Adventskreuz

2021_11_27_Adventkreuz 1 Kopie (c) Chr. Simonsen
2021_11_27_Adventkreuz 1 Kopie
Datum:
Sa. 27. Nov. 2021
Von:
Christoph Simonsen

In dieser Adventzeit begleitet uns in der Citykirche ein Adventkranz, der gar kein Kranz ist, zu dem man nicht hochschauen, sondern sich herabbeugen muss. Es ist gar kein Adventkranz, vielmehr ist es ein Adventkreuz.

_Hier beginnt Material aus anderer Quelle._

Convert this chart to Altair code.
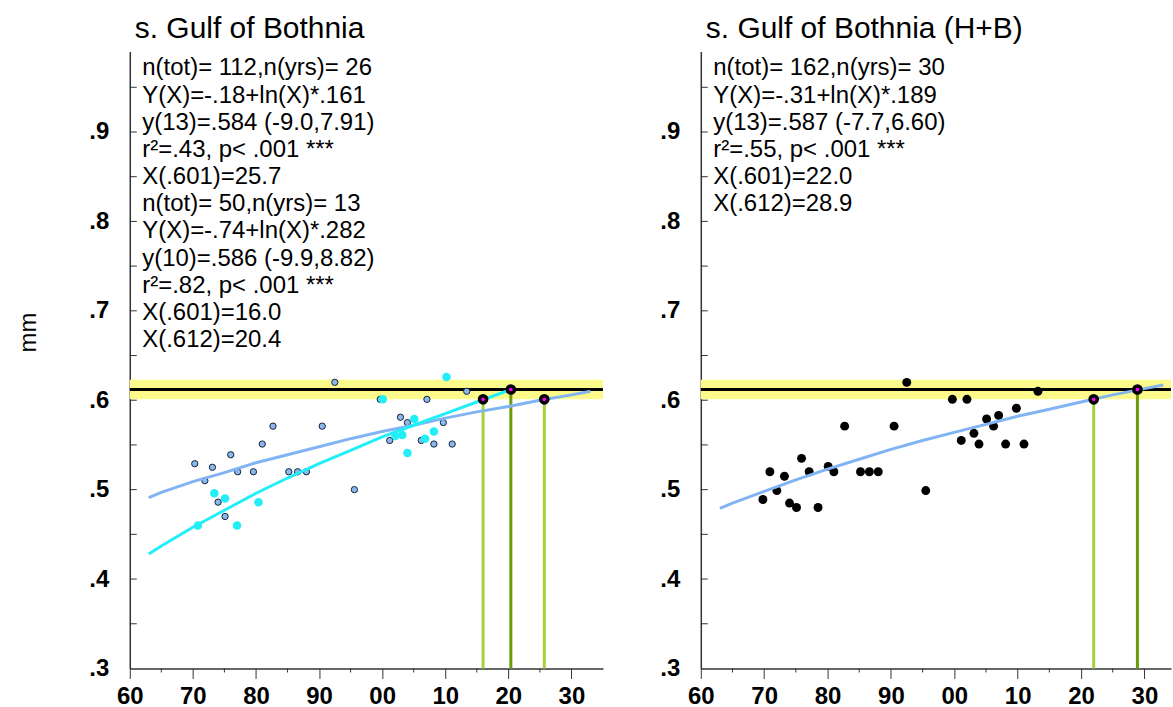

Martin Buber hat einmal Kindern erzählt, wer wir als Menschen sind. Er hat den Kindern geraten, sie sollten immer zwei Zettel in ihren Hosentaschen mittragen. Auf dem einen soll stehen: „Staub der Erde sind wir“ und auf dem anderen „Gott hat seinen Atem in uns hineingelegt“. Und wann immer einer hochmütig werden würde und allzu mächtig, soll er sich den einen Zettel vor Augen führen, nur Staub der Erde zu sein. Und wenn einer selbst am Boden liege, solle er sich der Botschaft des anderen Zettels vergewissern, dass Gott seinen Atem in ihn hineingelegt habe. Unsere großen christlichen Feste – Weihnachten und Karfreitag – verknüpfen diese so wichtigen Wahrheiten der Schöpfungsgeschichte. Deshalb können wir nur wirklich Weihnachten feiern mit dem Blick auf den Karfreitag in der großen geheimnisvollen Hoffnung, dass Ostern die dritte große Wirklichkeit unseres Lebens ist: Es gibt wirklich Erlösung, es wird alles neu.

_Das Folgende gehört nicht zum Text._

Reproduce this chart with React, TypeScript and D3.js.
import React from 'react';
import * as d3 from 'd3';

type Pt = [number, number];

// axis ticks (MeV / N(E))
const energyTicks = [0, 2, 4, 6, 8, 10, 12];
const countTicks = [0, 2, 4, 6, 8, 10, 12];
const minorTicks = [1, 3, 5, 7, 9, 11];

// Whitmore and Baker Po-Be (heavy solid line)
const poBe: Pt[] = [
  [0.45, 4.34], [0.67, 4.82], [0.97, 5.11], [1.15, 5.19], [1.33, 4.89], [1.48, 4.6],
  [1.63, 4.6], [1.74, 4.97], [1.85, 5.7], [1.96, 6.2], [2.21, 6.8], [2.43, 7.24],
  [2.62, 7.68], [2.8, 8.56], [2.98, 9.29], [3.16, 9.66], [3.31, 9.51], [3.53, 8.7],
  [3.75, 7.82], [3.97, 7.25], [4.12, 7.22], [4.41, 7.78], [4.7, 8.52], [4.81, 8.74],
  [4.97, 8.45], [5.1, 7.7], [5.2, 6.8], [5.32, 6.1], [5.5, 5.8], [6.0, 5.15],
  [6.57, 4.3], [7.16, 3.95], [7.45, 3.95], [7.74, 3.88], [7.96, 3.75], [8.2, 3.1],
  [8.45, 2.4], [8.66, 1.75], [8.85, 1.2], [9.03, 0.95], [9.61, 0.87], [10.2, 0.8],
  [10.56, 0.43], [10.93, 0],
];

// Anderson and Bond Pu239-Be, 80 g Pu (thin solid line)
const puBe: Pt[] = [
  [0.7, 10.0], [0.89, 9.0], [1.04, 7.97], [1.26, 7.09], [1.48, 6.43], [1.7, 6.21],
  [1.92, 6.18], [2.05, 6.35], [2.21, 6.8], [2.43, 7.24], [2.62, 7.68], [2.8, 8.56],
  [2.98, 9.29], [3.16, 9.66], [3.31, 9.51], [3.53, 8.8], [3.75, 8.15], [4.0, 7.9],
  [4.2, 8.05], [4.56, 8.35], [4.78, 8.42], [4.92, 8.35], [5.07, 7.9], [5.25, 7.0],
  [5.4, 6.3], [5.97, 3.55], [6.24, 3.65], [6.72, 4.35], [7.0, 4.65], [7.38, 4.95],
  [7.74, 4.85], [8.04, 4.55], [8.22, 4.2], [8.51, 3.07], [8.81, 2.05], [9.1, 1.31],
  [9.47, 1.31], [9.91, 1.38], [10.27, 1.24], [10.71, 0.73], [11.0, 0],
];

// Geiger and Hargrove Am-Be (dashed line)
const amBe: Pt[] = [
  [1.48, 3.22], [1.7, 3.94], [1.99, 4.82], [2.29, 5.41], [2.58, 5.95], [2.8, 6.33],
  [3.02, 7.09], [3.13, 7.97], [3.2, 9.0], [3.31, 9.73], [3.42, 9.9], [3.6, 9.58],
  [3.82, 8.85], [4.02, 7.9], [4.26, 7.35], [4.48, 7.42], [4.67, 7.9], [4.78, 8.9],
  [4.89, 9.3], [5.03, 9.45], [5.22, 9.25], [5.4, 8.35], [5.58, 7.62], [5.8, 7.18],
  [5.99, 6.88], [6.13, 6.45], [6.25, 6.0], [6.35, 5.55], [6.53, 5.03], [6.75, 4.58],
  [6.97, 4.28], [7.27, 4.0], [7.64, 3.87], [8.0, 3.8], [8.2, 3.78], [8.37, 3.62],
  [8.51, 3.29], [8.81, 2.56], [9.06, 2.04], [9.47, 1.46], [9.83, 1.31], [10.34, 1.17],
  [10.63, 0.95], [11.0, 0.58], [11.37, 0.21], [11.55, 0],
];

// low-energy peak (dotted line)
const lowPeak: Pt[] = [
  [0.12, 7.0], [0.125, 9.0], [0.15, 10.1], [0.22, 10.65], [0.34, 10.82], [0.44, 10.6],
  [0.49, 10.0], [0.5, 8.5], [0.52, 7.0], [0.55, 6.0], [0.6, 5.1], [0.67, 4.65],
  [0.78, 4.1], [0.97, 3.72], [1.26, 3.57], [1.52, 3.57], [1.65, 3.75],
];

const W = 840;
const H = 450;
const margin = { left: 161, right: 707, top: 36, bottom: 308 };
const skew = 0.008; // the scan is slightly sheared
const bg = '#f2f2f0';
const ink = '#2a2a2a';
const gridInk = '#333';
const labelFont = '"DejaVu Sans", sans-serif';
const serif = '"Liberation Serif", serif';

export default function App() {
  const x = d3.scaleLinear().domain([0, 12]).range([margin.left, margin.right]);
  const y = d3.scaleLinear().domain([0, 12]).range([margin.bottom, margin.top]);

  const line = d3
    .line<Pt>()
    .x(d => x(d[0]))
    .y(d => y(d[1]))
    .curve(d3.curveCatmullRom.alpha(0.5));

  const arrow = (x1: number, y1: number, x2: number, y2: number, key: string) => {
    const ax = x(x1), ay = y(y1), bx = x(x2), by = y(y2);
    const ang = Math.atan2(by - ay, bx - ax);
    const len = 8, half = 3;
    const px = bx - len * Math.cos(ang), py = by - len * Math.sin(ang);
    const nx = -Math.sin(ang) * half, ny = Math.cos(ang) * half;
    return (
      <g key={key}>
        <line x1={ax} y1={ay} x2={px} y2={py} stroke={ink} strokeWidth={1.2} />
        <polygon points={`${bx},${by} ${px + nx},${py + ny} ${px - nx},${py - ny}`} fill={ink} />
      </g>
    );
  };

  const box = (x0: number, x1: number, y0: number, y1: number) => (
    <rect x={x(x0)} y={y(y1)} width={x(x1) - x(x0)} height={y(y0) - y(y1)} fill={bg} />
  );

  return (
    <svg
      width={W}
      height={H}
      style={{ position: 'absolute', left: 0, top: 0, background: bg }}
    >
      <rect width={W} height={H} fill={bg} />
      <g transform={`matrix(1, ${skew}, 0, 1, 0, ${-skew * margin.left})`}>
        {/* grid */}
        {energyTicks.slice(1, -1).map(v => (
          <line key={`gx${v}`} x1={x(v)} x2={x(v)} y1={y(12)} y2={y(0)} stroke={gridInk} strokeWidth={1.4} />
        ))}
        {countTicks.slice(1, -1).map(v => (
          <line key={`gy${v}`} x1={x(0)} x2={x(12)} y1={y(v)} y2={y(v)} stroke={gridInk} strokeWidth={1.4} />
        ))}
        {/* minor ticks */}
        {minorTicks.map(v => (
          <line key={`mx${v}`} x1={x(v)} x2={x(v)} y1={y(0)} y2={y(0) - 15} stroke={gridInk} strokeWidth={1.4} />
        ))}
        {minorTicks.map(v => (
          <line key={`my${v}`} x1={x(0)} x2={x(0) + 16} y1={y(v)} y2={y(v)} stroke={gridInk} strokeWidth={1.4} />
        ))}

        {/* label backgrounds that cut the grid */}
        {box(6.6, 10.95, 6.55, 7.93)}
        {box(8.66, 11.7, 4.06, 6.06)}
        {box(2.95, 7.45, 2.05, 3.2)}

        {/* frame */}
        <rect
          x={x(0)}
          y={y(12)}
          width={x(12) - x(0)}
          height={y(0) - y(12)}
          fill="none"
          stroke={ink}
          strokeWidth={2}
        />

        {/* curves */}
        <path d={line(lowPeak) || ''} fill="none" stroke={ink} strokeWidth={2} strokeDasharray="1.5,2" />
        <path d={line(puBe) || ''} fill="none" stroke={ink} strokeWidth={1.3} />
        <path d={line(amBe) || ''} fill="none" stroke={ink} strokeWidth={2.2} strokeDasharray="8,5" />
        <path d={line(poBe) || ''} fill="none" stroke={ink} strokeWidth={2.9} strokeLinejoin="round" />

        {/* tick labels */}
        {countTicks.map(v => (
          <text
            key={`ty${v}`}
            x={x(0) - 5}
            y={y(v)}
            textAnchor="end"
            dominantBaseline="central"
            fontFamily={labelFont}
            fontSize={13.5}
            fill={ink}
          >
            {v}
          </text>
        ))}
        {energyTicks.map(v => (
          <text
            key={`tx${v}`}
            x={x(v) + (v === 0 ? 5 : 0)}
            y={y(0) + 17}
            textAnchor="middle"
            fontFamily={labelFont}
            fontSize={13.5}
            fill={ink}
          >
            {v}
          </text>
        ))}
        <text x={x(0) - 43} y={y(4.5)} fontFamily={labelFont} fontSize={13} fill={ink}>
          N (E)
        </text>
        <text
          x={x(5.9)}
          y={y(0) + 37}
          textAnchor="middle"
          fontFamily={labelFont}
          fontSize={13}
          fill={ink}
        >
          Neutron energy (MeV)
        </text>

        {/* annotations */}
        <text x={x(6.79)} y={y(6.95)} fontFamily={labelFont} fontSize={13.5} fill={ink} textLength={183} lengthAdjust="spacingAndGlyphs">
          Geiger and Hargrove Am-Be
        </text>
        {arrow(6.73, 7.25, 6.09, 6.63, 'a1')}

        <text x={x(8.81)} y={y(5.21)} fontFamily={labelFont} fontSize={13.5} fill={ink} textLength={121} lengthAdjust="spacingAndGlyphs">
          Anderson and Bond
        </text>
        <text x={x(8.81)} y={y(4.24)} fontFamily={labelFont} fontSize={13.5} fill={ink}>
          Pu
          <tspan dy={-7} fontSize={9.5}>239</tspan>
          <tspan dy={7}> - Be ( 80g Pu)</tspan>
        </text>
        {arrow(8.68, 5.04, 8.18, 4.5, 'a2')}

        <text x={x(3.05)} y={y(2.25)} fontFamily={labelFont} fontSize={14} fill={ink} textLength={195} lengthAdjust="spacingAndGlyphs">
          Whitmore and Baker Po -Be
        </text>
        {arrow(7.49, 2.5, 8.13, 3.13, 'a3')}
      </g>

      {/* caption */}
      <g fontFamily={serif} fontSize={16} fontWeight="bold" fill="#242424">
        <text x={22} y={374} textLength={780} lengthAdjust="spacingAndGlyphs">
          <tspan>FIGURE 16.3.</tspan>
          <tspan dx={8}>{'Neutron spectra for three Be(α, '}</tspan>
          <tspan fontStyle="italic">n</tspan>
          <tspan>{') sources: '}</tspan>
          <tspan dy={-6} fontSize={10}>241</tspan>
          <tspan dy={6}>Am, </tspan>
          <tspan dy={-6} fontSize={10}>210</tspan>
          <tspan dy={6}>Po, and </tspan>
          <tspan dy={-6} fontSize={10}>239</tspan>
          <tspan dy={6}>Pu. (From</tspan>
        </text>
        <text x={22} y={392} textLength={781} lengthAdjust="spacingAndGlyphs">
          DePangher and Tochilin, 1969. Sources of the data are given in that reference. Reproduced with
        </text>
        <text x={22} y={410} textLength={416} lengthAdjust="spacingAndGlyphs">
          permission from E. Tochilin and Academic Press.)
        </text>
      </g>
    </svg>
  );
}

Dieses Adventkreuz ist den Vielen gewidmet, deren Erwartungen in diesen Zeiten erloschen sind, die das Leben nicht mehr in der Weite zu spüren vermögen, wie sie es zuvor gewohnt waren, die hadern mit dem Leben, die angsterfüllt in die nächsten Tage und Wochen blicken, die traurig sind und mutlos.

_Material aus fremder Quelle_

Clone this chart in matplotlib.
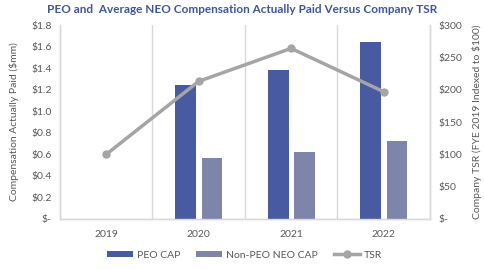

Denn dieses Adventkreuz erinnert an den, der geboren wurde und dann einen schmerzerfüllten Tod sterben musste, weil er in seinem ganzen Leben ein Freund der Verlorenen und Vergessenen gewesen ist und dem deshalb immer wieder misstraut wurde; es erinnert an den, der ganz an den Rand gegangen ist, wo sich die meisten in der Mitte tummeln wollten; und es erinnert an den, der Erlösung erhofft – nicht nur für sich, sondern für die ganze Schöpfung.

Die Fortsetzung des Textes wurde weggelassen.